See how there is only one function call, to ``_d_allocclass``?
Yeah D classes don't do this, they call out to down cast safely.

### Class Layout

See D classes are comprised of two things in its object layout, a 
header and the user field layouts.
That header is super important, it includes the type info, 
vtables, and the monitor.
The ABI determines what goes into the header, and what layout is 
in active use, as well as how the reference to that class works.

This is specifically important to understand when it comes to the 
class hierarchy, of [Contravariant and 
Covariant's](https://en.wikipedia.org/wiki/Type_variance).
For classes this is the basis for how the class hierarchy operate.
If the [top](https://en.wikipedia.org/wiki/Any_type) class does 
X, so does the children.
Doing something different in a child, breaks the class hierarchy.

This is important to understand for editions, fundamentally the 
top class will determine the edition, not the child class.
So if the top class is D2 legacy code, then the child class will 
have a monitor and be able to synchronize on it.

The layout of a class cannot be changed by edition alone, doing 
so would put fields at different offsets and cause program 
corruption in the best case scenario, in the worst case scenario 
it can have unknown side effects during runtime.

In practical terms we are not that limited, for editions.
We can swap out the top class, or change behavior, like how a 
synchronized statement with no argument could be made to lock on 
the this pointer, instead of generating a new monitor for that 
function in a class.
Or by removing synchronized as a storage class on a class 
declaration.

### COM classes, the exception

Remember how earlier I said that there was an exception to the 
rule of calling conventions?
Yeah so its for classes, specifically COM classes.

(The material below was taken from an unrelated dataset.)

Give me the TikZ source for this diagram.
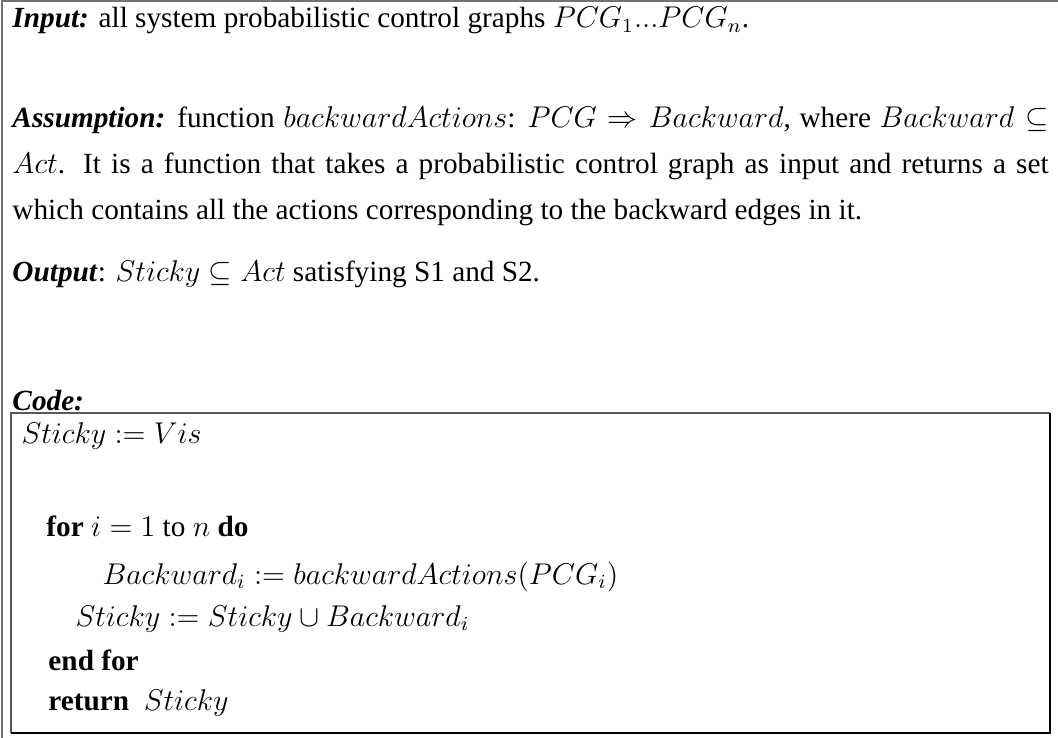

Somebody at some point in time decided that if an interface is 
called ``IUnknown``, then any class that implements this 
interface, must be a COM class, hooray!
Wouldn't it have been better to give COM classes their own ABI 
and mark it with ``extern(COM)``? Yeah absolutely.
Much more consistent.
But that isn't the way of Microsoft.

This has had an interesting implication, see when the hook to 
``new`` a class was converted to a template, they changed the 
``TypeInfo`` check to see if it was a COM class, with a check to 
see if the calling convention was ``Windows``.
Except that isn't how the compiler understood it.
The compiler has a field called ``com`` and a method called 
``isCOMclass`` that gets it.
So for a while there the hook was broken, at least until I added 
a new trait called ``isCOMClass`` and updated the hook to use it.

### Down casting

Finally I want to cap this off with a detail about how D classes 
work when it comes to down casting.
To [down cast 
interfaces](https://github.com/dlang/dmd/blob/0847658a9aed377d3cd149243c1170dad42295cb/druntime/src/core/internal/cast_.d#L115), it first will cast the interface to the top type, which is ``Object``.
A D2 legacy edition class.

The top type ``Object`` is critical to the way D class, work, I 
am convinced that without a tremendous amount of work, 
``ProtoObject`` class could never have worked.
Too much depends on ``Object`` being the top type for D classes.
We are not completely screwed here, we can swap the top type, but 
its going to have to be a 1:1 swap with another class, without 
messing around with ``Object``.
It must always be called ``object.Object`` as well, so thats 
going to need to be hard coded if its ever moved.